從勞教所出來後,我仍在原單位上班。2003年3月的一個早上,我正在教室裏輔導學生晨讀,學校前任校長鄧雙輝和教導主任黃化明找到我說:「你已經回來半年了,寫一個思想總結。」我當時就回絕了他:「校長,這是你個人的意思還是上級交給你的?」他說:「你別管!」我接著說:「不管是誰叫寫的,我都不會寫,因為我的思想沒有問題,不要纏著我不放,請問,你了解法輪功嗎?」他回答說:「不了解。」我說:「那好,我抽時間詳細給你介紹介紹。」他說:「這個時候就去,你把班上安排一下。」
於是,我安排好班上的事情就到了他辦公室。我和他談了近一個小時,我知道,他是想通過談話了解我的思想狀態,是否仍在煉法輪功。後來他又找過我三次,最後通牒說,叫我在一次暑假政治學習中無論如何也要表個態,我說:「你永遠也得不到答案。」他氣憤的說:「這就是你的答案,在這之前,你的事我沒有向任何地方反映過(其實他早就反映了)……」我善意的勸他:「我們煉法輪功的都是在做好人,全國各地迫害法輪功的惡人有的被起訴,有的遭惡報,要相信善有善報,惡有惡報!」他說:「我寧願被起訴!」
第二天上午,我和教師們正在學校教室裏參加暑假政治學習,鄧雙輝走到我面前,陰沉著臉說:「你到辦公室來一下。」我到辦公室一看,裏面坐滿了人,有鎮上分管教育的副鎮長夏利華(女)、回馬鎮教管站的朱站長(已退休),派出所的兩個幹警,一個20多歲的(不知名)年輕人和另一個名叫張志鵬(2003年公安整頓中已被清退)的警察。他們先威脅我,因他們懷疑我在教師宿舍放了資料和光盤,又強行抄家,結果一無所獲,這個過程全校老師都看見了。鄧雙輝(現已調到大英縣民主小學任校長)由當著全校教師的面大肆誣蔑法輪功,煽動全校教師對法輪的仇恨。

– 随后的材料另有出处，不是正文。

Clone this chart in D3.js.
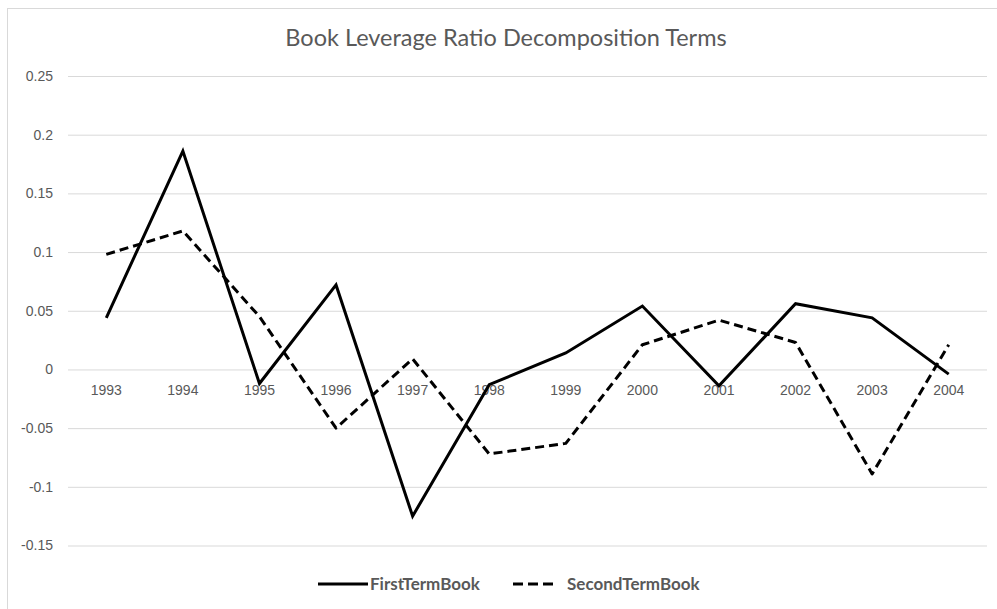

2003年10月15日晚上10點多鐘,一陣刺耳的敲門聲把我從睡夢中驚醒,原來是回馬派出所所長李友海(40多歲)帶著兩名惡警「嘭嘭」的砸門,大聲叫嚷要我開門。他們瘋了一樣闖進我家,不由分說到處亂翻。其中惡警陳勇抖出一張紙,在我面前揚了一下,晃著腦袋說:「把字簽了。」我拒絕了。最後他們亮了底:「有人在本子上寫了你的名字,說你向你們組織捐了200元錢。」(事後聽說這是遂寧市一次統一抓捕大法學員的行動,被抓的同修有幾十名)惡警陳勇說:「跟我們走一趟!」我說:「你們無憑無據,我憑甚麼跟你走!」在我據理力爭之下,他們沒有帶走我。
迫害五年多來,在中國遭受江氏集團迫害的又何止我一人,有的被逼得流離失所,有的甚至家破人亡。我們奉勸那些還在迫害法輪功學員的兇手:善惡有報。快住手吧,為自己和家人留條生路吧。